藤田の攻撃はまだ続きます。リング内に潮崎を戻すと逆エビ固め。監獄固め→四の字固めで潮崎を徹底してそして鬼の形相で攻めます。潮崎の反撃はここから。リング中央での藤田とのブレンバスター勝負に勝ち藤田を投げる潮崎。続く藤田のエルボーと潮崎のチョップ合戦。これを制した潮崎はフィッシャーマンズスープレックスで藤田を投げます。

目まぐるしく攻守が入れ替わり勝負はいよいよ終盤へ。再びリング中央でチョップとエルボーを繰り出す両者。張り手でダウンした潮崎藤田のサッカーボールキックをガードしてついに豪腕ラリアットを藤田にミートさせます。さらにリミットブレイクとつなぎフォールへ。これは藤田がキックアウトしますが、潮崎がペースを掴んだかに見えました。再度のラリアットは返されるも必殺のショートレンジ式を狙う潮崎。しかし拳を固めた潮崎の一瞬のスキをついたのは藤田でした。藤田は潮崎をホールドしてバックドロップ一閃。リングに膝をつく潮崎へ藤田は更にサッカーボールキックと膝蹴り。そして最後はビーストボムで潮崎をリングに叩きつけました。この一撃で藤田は3カウントを奪い潮崎から勝利を奪い取りました。

試合後に藤田はリング上では語らず。バックステージで一言だけ発します。
「需要の問題」「結果が全て」。

藤田にとって不本意な形でGHCヘビー級のベルトを手放し。本人の言うように「最後列まで下がった状態」に置かれました。その序列を逆転できるのはリーグ戦の魅力です。そしてそれは潮崎も同じでした。6月に小島聡に敗れてからの失地回復を図る潮崎にとっても。リーグ戦、そしてAブロック優勝候補の藤田に勝つこと。それは大いなる意味を持っていました。結果は藤田の勝利。ライバルを下して一歩前進したのは藤田でした。大いなる1勝をもとに藤田はまず勢いに乗るでしょう。
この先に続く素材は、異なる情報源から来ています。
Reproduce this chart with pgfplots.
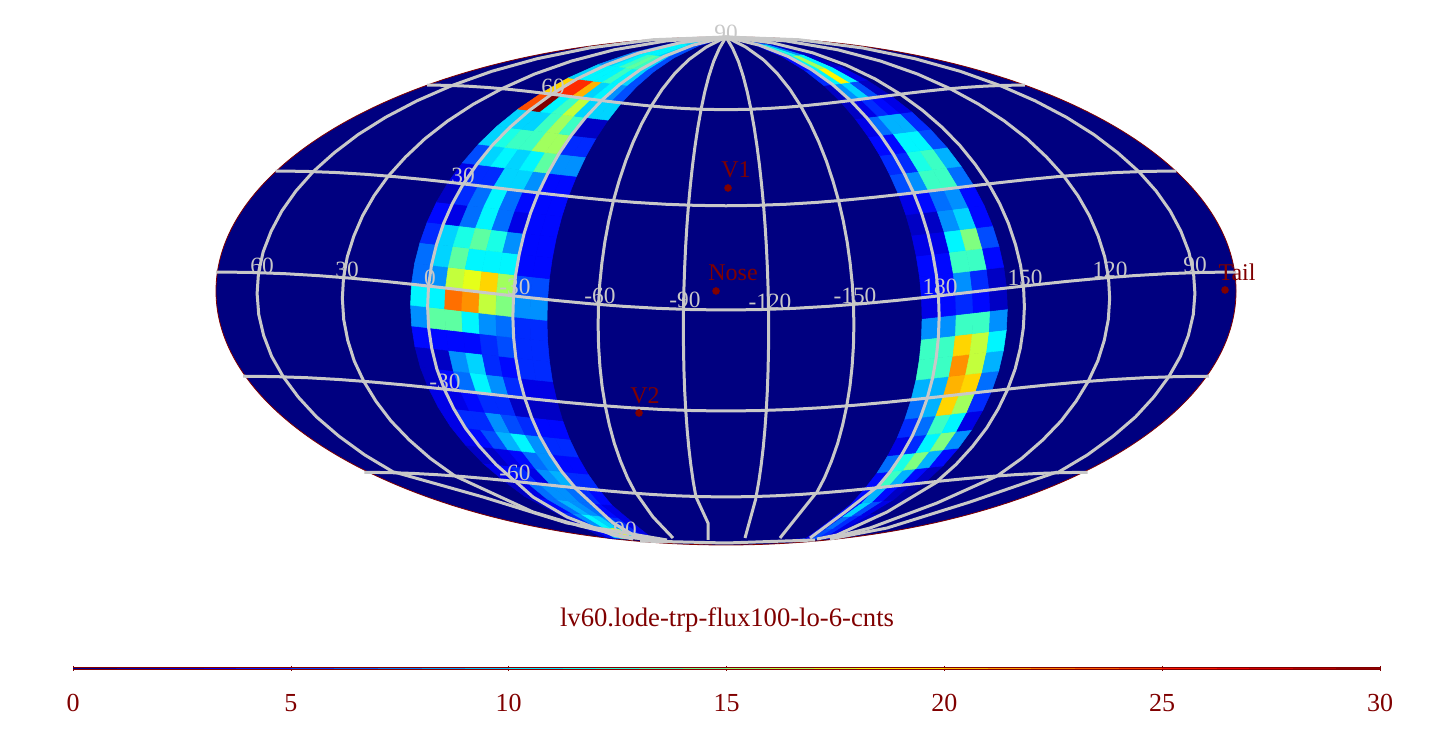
\documentclass[border=0pt]{standalone}
\usepackage{fontspec}
\setmainfont{Liberation Serif}
\usepackage{pgfplots}
\pgfplotsset{compat=1.18}
\usepackage{pgfplotstable}
\definecolor{navy}{RGB}{0,0,128}
\definecolor{dred}{RGB}{128,0,0}
\definecolor{gridc}{RGB}{200,200,200}
% projected latitude per 6 deg row, -90 to 90
\foreach \v [count=\i from 0] in {-.976,-.97233,-.9303,-.88015,-.82395,-.76231,-.697,-.62779,-.55565,-.48085,-.40397,-.32523,-.24516,-.16403,-.08219,0,.08219,.16403,.24516,.32523,.40397,.48085,.55565,.62779,.697,.76231,.82395,.88015,.9303,.97233,1}{\expandafter\xdef\csname sth\i\endcsname{\v}}
\foreach \v [count=\i from 0] in {0,.23362,.3668,.47471,.56668,.64721,.71707,.77837,.83141,.8768,.91477,.94564,.96948,.98645,.99662,1,.99662,.98645,.96948,.94564,.91477,.8768,.83141,.77837,.71707,.64721,.56668,.47471,.3668,.23362,0}{\expandafter\xdef\csname cth\i\endcsname{\v}}
\foreach \v [count=\i from 0] in {.36,.40,.47,.55,.64,.709,.773,.828,.876,.915,.947,.972,.989,.9995,1.003,1,.990,.973,.950,.920,.883,.838,.787,.728,.661,.586,.501,.404,.292,.156,0}{\expandafter\xdef\csname rth\i\endcsname{\v}}
\newcommand{\mapx}[2]{726+17*(#1)*(\csname rth#2\endcsname)}
\newcommand{\mapy}[2]{728-(291-254*(\csname sth#2\endcsname)+19*(\csname cth#2\endcsname)*cos(6*(#1)))}
\newcommand{\rowof}[1]{\the\numexpr(2*\coordindex-#1+1)/(2*#1)\relax}
\newcommand{\colof}[1]{\the\numexpr\coordindex-#1*((2*\coordindex-#1+1)/(2*#1))\relax}
\pgfplotstableread{
j lat
5 -60
6 -54
7 -48
8 -42
9 -36
10 -30
11 -24
12 -18
13 -12
14 -6
15 0
16 6
17 12
18 18
19 24
20 30
21 36
22 42
23 48
24 54
25 60
26 66
27 72
28 78
29 84
30 90
}\merrows
\pgfplotstableread{
k off
-30 -180
-28 -168
-26 -156
-24 -144
-22 -132
-20 -120
-18 -108
-16 -96
-14 -84
-12 -72
-10 -60
-8 -48
-6 -36
-4 -24
-2 -12
0 0
2 12
4 24
6 36
8 48
10 60
12 72
14 84
16 96
18 108
20 120
22 132
24 144
26 156
28 168
30 180
}\parrows
\newcommand{\meridian}[1]{\addplot[gridc,line width=2.25pt] table[x expr={\mapx{#1}{\the\numexpr\coordindex+5\relax}},y expr={\mapy{#1}{\the\numexpr\coordindex+5\relax}}] {\merrows};}
\newcommand{\parline}[1]{\addplot[gridc,line width=2.25pt] table[x expr={\mapx{\thisrow{k}}{#1}},y expr={\mapy{\thisrow{k}}{#1}}] {\parrows};}
\newcommand{\glab}[3]{\node[text=gridc,inner sep=0pt,font=\fontsize{17.5}{17.5}\selectfont] at (axis cs:#1,#2) {#3};}
\newcommand{\rlab}[3]{\node[text=dred,inner sep=0pt,font=\fontsize{18}{18}\selectfont] at (axis cs:#1,#2) {#3};}
\begin{document}
\begin{tikzpicture}
\useasboundingbox (0,0) rectangle (1089pt,546pt);
\begin{axis}[
    at={(0,0)},anchor=south west,
    width=1089pt,height=546pt,scale only axis,
    xmin=0,xmax=1452,ymin=0,ymax=728,
    hide axis,clip=false,
    colormap/jet,point meta min=0,point meta max=30,
]
\fill[navy] (axis cs:726,437) ellipse [x radius=510,y radius=254];
\draw[dred,line width=.6pt] (axis cs:726,437) ellipse [x radius=510,y radius=254];
% left band, 8 columns by 30 rows, south to north
\addplot[surf,shader=flat corner,mesh/cols=9,point meta=\thisrow{c}] table[row sep=\\,
    x expr={\mapx{-18.5+\colof{9}}{\rowof{9}}},
    y expr={\mapy{-18.5+\colof{9}}{\rowof{9}}}] {
c\\
2\\5\\12\\21\\21\\10\\5\\2\\0\\
2\\4\\10\\13\\18\\11\\5\\3\\0\\
2\\5\\8\\11\\10\\8\\5\\3\\0\\
2\\4\\7\\9\\8\\7\\4\\3\\0\\
2\\3\\7\\8\\8\\7\\5\\4\\0\\
3\\4\\5\\3\\8\\9\\5\\5\\0\\
2\\2\\3\\4\\7\\8\\4\\4\\0\\
3\\4\\6\\9\\11\\8\\5\\5\\0\\
3\\5\\5\\8\\6\\5\\4\\4\\0\\
3\\3\\4\\5\\5\\2\\2\\2\\0\\
2\\4\\7\\11\\8\\5\\3\\3\\0\\
2\\2\\8\\10\\5\\4\\5\\5\\0\\
4\\4\\4\\4\\5\\6\\5\\5\\0\\
8\\14\\14\\11\\8\\7\\5\\5\\0\\
11\\11\\23\\22\\17\\15\\8\\8\\0\\
7\\8\\17\\18\\20\\16\\6\\6\\0\\
7\\10\\14\\11\\11\\11\\4\\4\\0\\
5\\10\\12\\14\\12\\8\\4\\4\\0\\
4\\3\\7\\11\\7\\3\\4\\4\\0\\
2\\5\\7\\11\\7\\4\\4\\4\\0\\
3\\5\\5\\10\\10\\8\\4\\4\\0\\
6\\10\\11\\10\\11\\14\\8\\8\\0\\
10\\12\\13\\13\\16\\16\\5\\5\\0\\
10\\10\\10\\13\\16\\13\\2\\2\\0\\
24\\30\\11\\13\\17\\10\\10\\10\\0\\
20\\25\\25\\21\\10\\11\\8\\6\\0\\
10\\11\\11\\11\\13\\11\\10\\6\\0\\
8\\10\\11\\13\\14\\13\\10\\6\\0\\
7\\9\\11\\11\\11\\10\\8\\6\\0\\
6\\8\\9\\10\\10\\9\\8\\5\\0\\
0\\0\\0\\0\\0\\0\\0\\0\\0\\
};
% right band, 5 columns by 30 rows
\addplot[surf,shader=flat corner,mesh/cols=6,point meta=\thisrow{c}] table[row sep=\\,
    x expr={\mapx{11.5+\colof{6}}{\rowof{6}}},
    y expr={\mapy{11.5+\colof{6}}{\rowof{6}}}] {
c\\
3\\8\\10\\4\\2\\0\\
3\\6\\5\\3\\2\\0\\
3\\7\\5\\3\\2\\0\\
4\\10\\6\\3\\1\\0\\
4\\9\\4\\2\\1\\0\\
4\\13\\9\\4\\2\\0\\
7\\12\\15\\9\\4\\0\\
3\\5\\11\\15\\8\\0\\
5\\7\\13\\11\\3\\0\\
7\\9\\20\\16\\5\\0\\
9\\9\\21\\20\\7\\0\\
13\\13\\22\\17\\9\\0\\
13\\13\\20\\17\\11\\0\\
8\\8\\13\\13\\8\\0\\
3\\4\\5\\4\\2\\0\\
4\\4\\8\\5\\2\\0\\
4\\4\\13\\13\\4\\0\\
3\\3\\11\\15\\6\\0\\
2\\2\\8\\10\\4\\0\\
3\\4\\7\\8\\4\\0\\
6\\8\\13\\13\\7\\0\\
5\\5\\12\\13\\9\\0\\
4\\4\\11\\11\\6\\0\\
3\\7\\9\\9\\5\\0\\
2\\3\\5\\4\\3\\0\\
2\\8\\10\\6\\2\\0\\
5\\11\\19\\11\\3\\0\\
4\\11\\16\\11\\2\\0\\
3\\10\\12\\8\\2\\0\\
2\\8\\10\\6\\1\\0\\
0\\0\\0\\0\\0\\0\\
};
% meridians
\meridian{-27.5}\meridian{-22.5}\meridian{-17.5}\meridian{-12.5}\meridian{-7.5}\meridian{-2.5}
\meridian{2.5}\meridian{7.5}\meridian{12.5}\meridian{17.5}\meridian{22.5}\meridian{27.5}
% southern ends of the meridians, read off in pixels (y flipped)
\addplot[gridc,line width=2.25pt] coordinates {(394,256)(483,231)(567,205)(667,188)};
\addplot[gridc,line width=2.25pt] coordinates {(455,252)(533,216)(580,202)(627,191)(660,187)};
\addplot[gridc,line width=2.25pt] coordinates {(515,247)(533,231)(567,211)(613,193)(633,189)};
\addplot[gridc,line width=2.25pt] coordinates {(575,240)(613,205)(637,191)(653,190)};
\addplot[gridc,line width=2.25pt] coordinates {(636,235)(653,211)(673,190)};
\addplot[gridc,line width=2.25pt] coordinates {(696,231)(708,205)(708,188)};
\addplot[gridc,line width=2.25pt] coordinates {(756,230)(745,190)};
\addplot[gridc,line width=2.25pt] coordinates {(816,235)(800,215)(780,190)};
\addplot[gridc,line width=2.25pt] coordinates {(877,241)(845,216)(810,190)};
\addplot[gridc,line width=2.25pt] coordinates {(937,246)(887,216)(837,193)(817,189)};
\addplot[gridc,line width=2.25pt] coordinates {(997,252)(937,225)(870,200)(830,190)};
\addplot[gridc,line width=2.25pt] coordinates {(1057,256)(970,226)(887,200)(830,189)};
\addplot[gridc,line width=2.25pt] coordinates {(640,187)(726,185)(815,188)};
% parallels
\parline{5}\parline{10}\parline{15}\parline{20}\parline{25}
% grid labels
\glab{262}{462}{60}\glab{347}{458}{30}\glab{430}{450}{0}\glab{515}{441}{-30}\glab{600}{432}{-60}\glab{685}{428}{-90}
\glab{770}{426}{-120}\glab{855}{432}{-150}\glab{940}{441}{180}\glab{1025}{450}{150}\glab{1110}{458}{120}\glab{1195}{463}{90}
\glab{726}{695}{90}\glab{553}{641}{60}\glab{463}{552}{30}\glab{445}{346}{-30}\glab{515}{255}{-60}\glab{625}{198}{90}
% markers
\addplot[only marks,mark=*,mark size=2.6pt,dred] coordinates {(728,540)(716,437)(1225,438)(639,315)};
\rlab{736}{558}{V1}
\rlab{733}{455}{Nose}
\rlab{1237}{456}{Tail}
\rlab{645}{332}{V2}
\node[text=dred,inner sep=0pt,font=\fontsize{20}{20}\selectfont] at (axis cs:727,108) {lv60.lode-trp-flux100-lo-6-cnts};
\end{axis}
% colour bar
\begin{axis}[
    at={(54.75pt,43.9pt)},anchor=south west,
    width=980.25pt,height=1.6pt,scale only axis,
    xmin=0,xmax=30,ymin=0,ymax=1,
    clip=false,
    colormap/jet,point meta min=0,point meta max=30,
    xtick={0,5,...,30},ytick=\empty,
    axis line style={dred,line width=.4pt},
    every tick/.style={dred,line width=.5pt},
    major tick length=2pt,
    tick align=center,
    xticklabel style={text=dred,font=\fontsize{19.5}{19.5}\selectfont,yshift=-14pt},
    /pgf/number format/assume math mode=true,
]
\addplot[mesh,point meta=x,line width=1.2pt] coordinates {
(0,.5)(1,.5)(2,.5)(3,.5)(3.75,.5)(5,.5)(6,.5)(7,.5)(8,.5)(9,.5)(10,.5)(11.25,.5)(12,.5)(13,.5)(14,.5)(15,.5)(16,.5)(17,.5)(18,.5)(18.75,.5)(20,.5)(21,.5)(22,.5)(23,.5)(24,.5)(25,.5)(26.25,.5)(27,.5)(28,.5)(29,.5)(30,.5)};
\end{axis}
\end{tikzpicture}
\end{document}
結果が出た後にそれを覆すことはできません。であれば?潮崎ができることは残りの試合に懸けることでしょう。この敗北をただの1敗にするのか?それとも大きな1敗にしてしまうのか?敗れた潮崎にとっては次に結果を出すことがとても重要になります。相手の攻撃を受けきってその上で勝つという潮崎のスタイではシングルマッチのリーグ戦はとてつもない負荷がかかります。それでも尚スタイルを曲げすに貫き通すのか?おそらく潮崎はスタイルを曲げることはないでしょう。彼が彼であるために。

ハイレベルな開幕戦が終わり。次は8.13大阪での試合です。9月の大阪にブロック覇者として舞い戻るために。どの選手も負けられない戦いが続きます。